Given information:
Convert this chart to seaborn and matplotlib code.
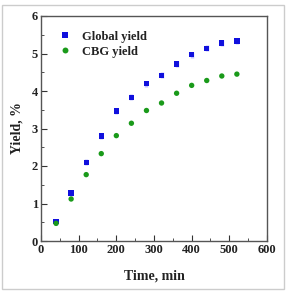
import numpy as np
import pandas as pd
import matplotlib
matplotlib.use("Agg")
import matplotlib.pyplot as plt
import seaborn as sns
from matplotlib.patches import Rectangle
from matplotlib.ticker import MultipleLocator

time_min = [40, 80, 120, 160, 200, 240, 280, 320, 360, 400, 440, 480, 520]
global_yield = [0.52, 1.28, 2.10, 2.80, 3.47, 3.83, 4.20, 4.42, 4.72, 4.97, 5.14, 5.28, 5.33]
cbg_yield = [0.47, 1.12, 1.77, 2.33, 2.81, 3.14, 3.48, 3.68, 3.94, 4.15, 4.28, 4.40, 4.45]
global_err = [0.08] * 13

sns.set_theme(style="white")
plt.rcParams['font.family'] = ['Liberation Serif', 'DejaVu Serif']

fig = plt.figure(figsize=(3.0, 2.92), dpi=100)
ax = fig.add_axes([41/300, 1-241/292, 226/300, 225/292])

ax.errorbar(time_min, global_yield, yerr=global_err, fmt='none', ecolor='#9999ff',
            elinewidth=2.5, capsize=0, alpha=0.6, zorder=2)
df = pd.DataFrame({"t": time_min + time_min,
                   "y": global_yield + cbg_yield,
                   "s": ["Global yield"] * 13 + ["CBG yield"] * 13})
sns.scatterplot(data=df, x="t", y="y", hue="s", style="s",
                markers={"Global yield": "s", "CBG yield": "o"},
                palette={"Global yield": "#1010dd", "CBG yield": "#1a9a1a"},
                s=15, edgecolor='none', ax=ax, zorder=3)

ax.set_xlim(0, 600)
ax.set_ylim(0, 6)
ax.xaxis.set_major_locator(MultipleLocator(100))
ax.xaxis.set_minor_locator(MultipleLocator(50))
ax.yaxis.set_major_locator(MultipleLocator(1))
ax.yaxis.set_minor_locator(MultipleLocator(0.5))
ax.tick_params(which='both', direction='in', top=False, right=False, bottom=True, left=True,
               labelsize=9, pad=2, colors='#333333')
ax.tick_params(which='major', length=4, width=0.8)
ax.tick_params(which='minor', length=2, width=0.6)
for lab in ax.get_xticklabels() + ax.get_yticklabels():
    lab.set_fontweight('bold')
    lab.set_color('#222222')
for sp in ax.spines.values():
    sp.set_color('#555555')
    sp.set_linewidth(1.0)
ax.set_xlabel("Time, min", fontsize=10, fontweight='bold', color='#222222', labelpad=10)
ax.set_ylabel("Yield, %", fontsize=10, fontweight='bold', color='#222222', labelpad=6)

leg = ax.legend(loc='upper left', bbox_to_anchor=(0.0, 0.985), frameon=False,
                prop={'weight': 'bold', 'size': 9}, handletextpad=0.4,
                labelspacing=0.25, markerscale=1.1)
for t in leg.get_texts():
    t.set_color('#222222')

fig.patches.append(Rectangle((2/300, 3/292), 282/300, 284/292, transform=fig.transFigure,
                             fill=False, edgecolor='#cccccc', linewidth=1.0))

fig.savefig("out.png", dpi=100)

What you will do: Copy out each line exactly, without the pictures.

Final result:
Convert this chart to seaborn and matplotlib code.
import numpy as np
import pandas as pd
import matplotlib
matplotlib.use("Agg")
import matplotlib.pyplot as plt
import seaborn as sns
from matplotlib.patches import Rectangle
from matplotlib.ticker import MultipleLocator

time_min = [40, 80, 120, 160, 200, 240, 280, 320, 360, 400, 440, 480, 520]
global_yield = [0.52, 1.28, 2.10, 2.80, 3.47, 3.83, 4.20, 4.42, 4.72, 4.97, 5.14, 5.28, 5.33]
cbg_yield = [0.47, 1.12, 1.77, 2.33, 2.81, 3.14, 3.48, 3.68, 3.94, 4.15, 4.28, 4.40, 4.45]
global_err = [0.08] * 13

sns.set_theme(style="white")
plt.rcParams['font.family'] = ['Liberation Serif', 'DejaVu Serif']

fig = plt.figure(figsize=(3.0, 2.92), dpi=100)
ax = fig.add_axes([41/300, 1-241/292, 226/300, 225/292])

ax.errorbar(time_min, global_yield, yerr=global_err, fmt='none', ecolor='#9999ff',
            elinewidth=2.5, capsize=0, alpha=0.6, zorder=2)
df = pd.DataFrame({"t": time_min + time_min,
                   "y": global_yield + cbg_yield,
                   "s": ["Global yield"] * 13 + ["CBG yield"] * 13})
sns.scatterplot(data=df, x="t", y="y", hue="s", style="s",
                markers={"Global yield": "s", "CBG yield": "o"},
                palette={"Global yield": "#1010dd", "CBG yield": "#1a9a1a"},
                s=15, edgecolor='none', ax=ax, zorder=3)

ax.set_xlim(0, 600)
ax.set_ylim(0, 6)
ax.xaxis.set_major_locator(MultipleLocator(100))
ax.xaxis.set_minor_locator(MultipleLocator(50))
ax.yaxis.set_major_locator(MultipleLocator(1))
ax.yaxis.set_minor_locator(MultipleLocator(0.5))
ax.tick_params(which='both', direction='in', top=False, right=False, bottom=True, left=True,
               labelsize=9, pad=2, colors='#333333')
ax.tick_params(which='major', length=4, width=0.8)
ax.tick_params(which='minor', length=2, width=0.6)
for lab in ax.get_xticklabels() + ax.get_yticklabels():
    lab.set_fontweight('bold')
    lab.set_color('#222222')
for sp in ax.spines.values():
    sp.set_color('#555555')
    sp.set_linewidth(1.0)
ax.set_xlabel("Time, min", fontsize=10, fontweight='bold', color='#222222', labelpad=10)
ax.set_ylabel("Yield, %", fontsize=10, fontweight='bold', color='#222222', labelpad=6)

leg = ax.legend(loc='upper left', bbox_to_anchor=(0.0, 0.985), frameon=False,
                prop={'weight': 'bold', 'size': 9}, handletextpad=0.4,
                labelspacing=0.25, markerscale=1.1)
for t in leg.get_texts():
    t.set_color('#222222')

fig.patches.append(Rectangle((2/300, 3/292), 282/300, 284/292, transform=fig.transFigure,
                             fill=False, edgecolor='#cccccc', linewidth=1.0))

fig.savefig("out.png", dpi=100)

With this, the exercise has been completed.